Ironically, there’s often more talk about teams after a startup gets organized for the first time than before.  It’s as though talking team will overcome the imposition of silos and hierarchy.  At the extreme, it’s inspiration for Dilbert cartoons and “The Office” TV series.

More importantly, this type of team talk mimics a children’s recreational team.  The desire to appear flat breeds a rah-rah culture that emphasizes effort and camaraderie over results.

Not at Netflix.  From day one, CEO Reed Hastings has shaped Netflix’s culture to be a combination of freedom and responsibility.  Hastings uses a different team model:

We’re like a pro sports team, not a kid’s recreational team.  Netflix leaders hire, develop and cut smartly, so we have stars in every position.

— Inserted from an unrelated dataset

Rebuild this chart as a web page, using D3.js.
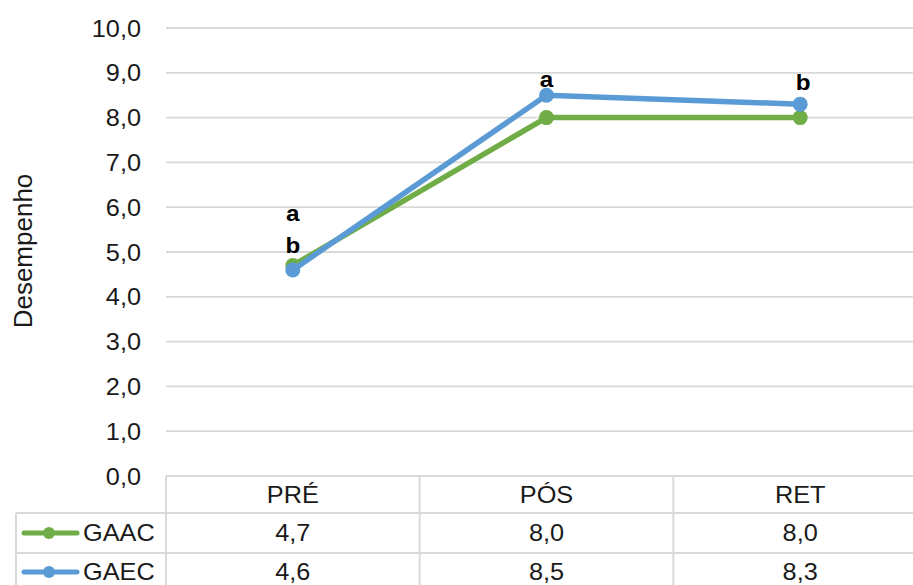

Like every company, Netflix tries to hire well.  What makes them different is that unlike many companies, adequate performance gets a generous severance package.  Yes, you read that right.  Netflix would rather have one move on than plug a spot a star could occupy.

Can you really have an organization of just stars?  Even championship pro teams have only a few real stars plus the pro metaphor is imperfect because they have a fixed roster size.  I’d argue that the metaphor makes the key point and more importantly, whether you can build an organization of stars doesn’t matter.  Having more stars than the other guy is what counts.  Stars want to work with other stars so the fewer you have, the tougher it is to attract them.

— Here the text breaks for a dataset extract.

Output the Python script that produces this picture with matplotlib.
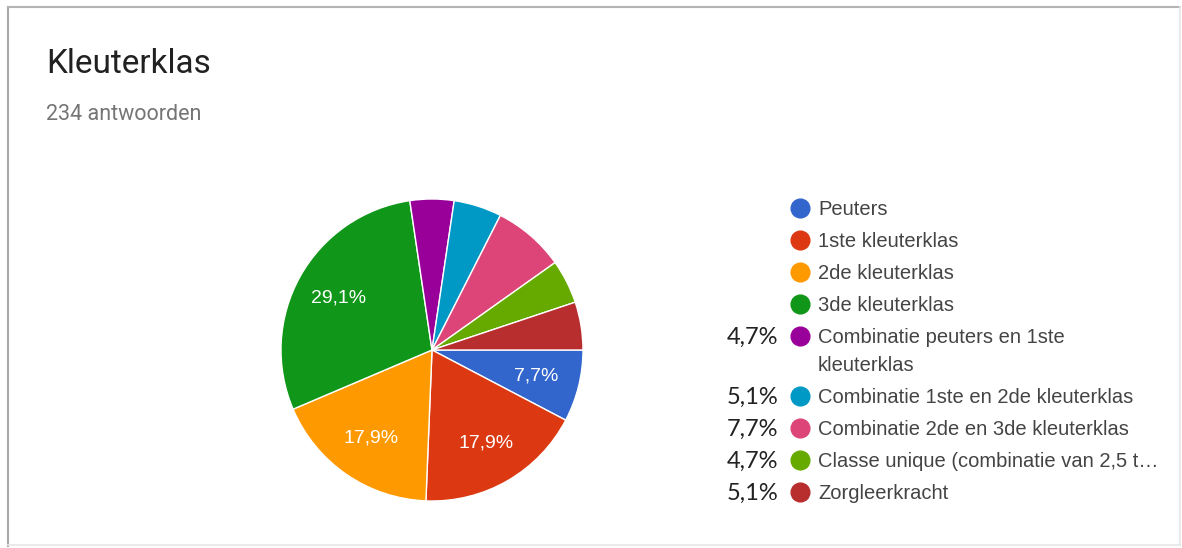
import numpy as np
import matplotlib.pyplot as plt
from matplotlib.lines import Line2D

# answer counts out of 234 responses
categories = [
    "Peuters",
    "1ste kleuterklas",
    "2de kleuterklas",
    "3de kleuterklas",
    "Combinatie peuters en 1ste\nkleuterklas",
    "Combinatie 1ste en 2de kleuterklas",
    "Combinatie 2de en 3de kleuterklas",
    "Classe unique (combinatie van 2,5 t\u2026",
    "Zorgleerkracht",
]
counts = [18, 42, 42, 68, 11, 12, 18, 11, 12]
colors = ["#3366CC", "#DC3912", "#FF9900", "#109618", "#990099",
          "#0099C6", "#DD4477", "#66AA00", "#B82E2E"]
inside_shown = [True, True, True, True, False, False, False, False, False]
side_pct = ["", "", "", "", "4,7%", "5,1%", "7,7%", "4,7%", "5,1%"]

W, H = 1182, 548
fig = plt.figure(figsize=(W / 100, H / 100), dpi=100)
fig.patch.set_facecolor("white")

# card border
fig.add_artist(Line2D([8 / W, 8 / W], [1 - 7 / H, 1 - 546 / H], color="#a8a8a8", lw=1.5))
fig.add_artist(Line2D([8 / W, 1180 / W], [1 - 7 / H, 1 - 7 / H], color="#b4b4b4", lw=1.5))
fig.add_artist(Line2D([8 / W, 1180 / W], [1 - 545 / H, 1 - 545 / H], color="#e6e6e6", lw=1.2))
fig.add_artist(Line2D([1180 / W, 1180 / W], [1 - 7 / H, 1 - 545 / H], color="#e6e6e6", lw=1.2))

fig.text(46 / W, 1 - 64 / H, "Kleuterklas", fontsize=24, family="Roboto",
         color="#212121", va="center", ha="left")
fig.text(46 / W, 1 - 120 / H, "234 antwoorden", fontsize=15.5, family="Roboto",
         color="#757575", va="baseline", ha="left")

# pie
cx, cy, r = 432, 350, 151
ax = fig.add_axes([(cx - r) / W, 1 - (cy + r) / H, 2 * r / W, 2 * r / H])
wedges, _ = ax.pie(counts, colors=colors, startangle=0, counterclock=False,
                   wedgeprops=dict(edgecolor="white", linewidth=1.0))
ax.set_xlim(-1, 1)
ax.set_ylim(-1, 1)
ax.set_aspect("equal")

total = sum(counts)
for w, c, show in zip(wedges, counts, inside_shown):
    if not show:
        continue
    mid = np.deg2rad((w.theta1 + w.theta2) / 2)
    pct = f"{100 * c / total:.1f}%".replace(".", ",")
    ax.text(0.71 * np.cos(mid), 0.71 * np.sin(mid), pct, color="white",
            fontsize=14, family="Liberation Sans", ha="center", va="center")

# legend
y0, dy = 208, 32
extra = 0
for i, (lab, col, sp) in enumerate(zip(categories, colors, side_pct)):
    y = y0 + i * dy + extra
    fig.add_artist(Line2D([800 / W], [1 - y / H], marker="o", markersize=13.5,
                          color=col, markeredgecolor=col))
    for k, line in enumerate(lab.split("\n")):
        fig.text(818 / W, 1 - (y + 7 + k * 28) / H, line, fontsize=14.5,
                 family="Liberation Sans", color="#444444", va="baseline", ha="left")
    extra += 28 * lab.count("\n")
    if sp:
        fig.text(778 / W, 1 - (y + 8) / H, sp, fontsize=17, family="Lato",
                 color="#222222", va="baseline", ha="right")

fig.savefig("out.png", dpi=100, facecolor="white")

The dilutive hiring dynamic that accompanies getting organized is Hasting’s target.

When entrepreneurs are holding onto the tail of a fast growing company, the craving for more hands on deck is overwhelming.  Every minute spent interviewing or training newbies, while essential for the future, doesn’t address today’s problems.  Despite the best Google-like genius filtering, overall productivity falls as numbers swell.

Plus, job requirements expand such that some great players are now just good or adequate.  In the pro’s, former stars bounce from team to team to retirement.  Hastings is saying he’d rather say thanks and goodbye with a generous severance.  Bringing in new players resets performance and expectations.

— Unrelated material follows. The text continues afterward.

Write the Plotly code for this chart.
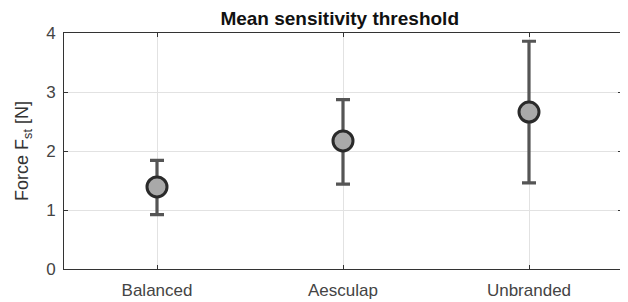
import plotly.graph_objects as go

categories = ["Balanced", "Aesculap", "Unbranded"]
means = [1.39, 2.17, 2.66]
upper = [1.84, 2.87, 3.86]
lower = [0.92, 1.44, 1.46]
yticks = [0, 1, 2, 3, 4]

err_plus = [u - m for u, m in zip(upper, means)]
err_minus = [m - l for m, l in zip(means, lower)]
xpos = [1, 2, 3]

fig = go.Figure()
fig.add_trace(go.Scatter(
    x=xpos, y=means, mode="markers",
    marker=dict(size=20, color="#a9a9a9", line=dict(color="#2a2a2a", width=3)),
    error_y=dict(type="data", symmetric=False, array=err_plus, arrayminus=err_minus,
                 color="#555555", thickness=3.2, width=7),
    showlegend=False,
))

fig.update_layout(
    width=620, height=294,
    margin=dict(l=56, r=6, t=25, b=33),
    paper_bgcolor="white", plot_bgcolor="white",
    font=dict(family="Liberation Sans, Arial, sans-serif", size=17, color="#444444"),
    title=dict(text="<b>Mean sensitivity threshold</b>", x=0.535, xanchor="center",
               y=0.966, yanchor="middle", font=dict(size=19, color="#111111")),
    xaxis=dict(range=[0.5, 3.5], tickvals=xpos, ticktext=categories,
               showgrid=True, gridcolor="#e2e2e2", gridwidth=1,
               showline=True, linecolor="#333333", linewidth=1, mirror="ticks",
               ticks="inside", ticklen=4, tickcolor="#333333", zeroline=False,
               ticklabelstandoff=6, automargin=False),
    yaxis=dict(range=[0, 4], tickvals=yticks,
               showgrid=True, gridcolor="#e2e2e2", gridwidth=1,
               showline=True, linecolor="#333333", linewidth=1, mirror="ticks",
               ticks="inside", ticklen=4, tickcolor="#333333", zeroline=False,
               ticklabelstandoff=4, automargin=False,
               title=dict(text="Force F<sub>st</sub> [N]", standoff=12,
                          font=dict(size=18, color="#333333"))),
)

fig.write_html("out.html")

Before that mumbling voice inside your head starts screaming, keep in mind that  partnerships in professional services firms such as lawyers and consulting live by an “up or out” policy.  This is not as radical as it might seem.

Alternative #2 – Separate Discipline from Disruption

Getting customers to prove out their first product or service is the entrepreneur’s chief task.  After that, comes scaling.  If you didn’t get organized prior to scaling, this will force the issue.

Geoffrey Moore calls this period the tornado and it’s a problem entrepreneurs should be glad to have – it signals success.  The problem is that just as getting organized comes at a cost, the growth tornado injects the seeds that eventually blossom into The Innovator’s Dilemma described in Clayton Christensen’s classic of the same name.

Though focused on established firms, Christensen’s work shows that once a business model gets traction, it excludes new ideas that don’t support the model.  Add Moore and Christensen together and anything that doesn’t cope with the scaling tornado becomes a distraction.

Tornado customers are different than early adopters.  They have higher expectations for product and service plus they are quick to demand incremental improvements.   A lean startup’s minimum viable product meets only minimal expectations.  These grow quickly in the tornado.

As the newly organized firm gears up to address the wave of new demands, novel ideas suddenly don’t have an open field. Rather than fight an uphill battle, Christensen’s research argues for separating operations and innovation mindsets and models. Large firms often do this with separate business units. Smaller firms require a lighter hand.  One approach is to use a dual track development model.

Instead of keeping development resources in one group iterating new features serially, consider a “two-track” system.  Use separate and possibly unequal groups.  Keep batch size and schedules short for both while using the separation to isolate next generation efforts from incremental improvements.  This approach meets tornado customer incremental needs while also reaching for next generation innovation.

dual track

In the above diagram, you’ll notice I’ve extended the time for major releases (Product’s 1 & 2) and shortened the time for incremental releases (Products 1A & 2A). There’s a potential speed advantage if you can increase the overlap between tracks. Also, instead of distinguishing tracks by improvement increments, you could also apply different business models to each track. This is less common in startups as most ride the original model until through the tornado.

Outrageous?

Both of these alternatives are outside common norms…intentionally. Going where no one has gone before might be courageous in Star Trek but it’s potentially very foolish in real life. But for entrepreneurs, neither of these are outrageous. They are just examples of paths less traveled.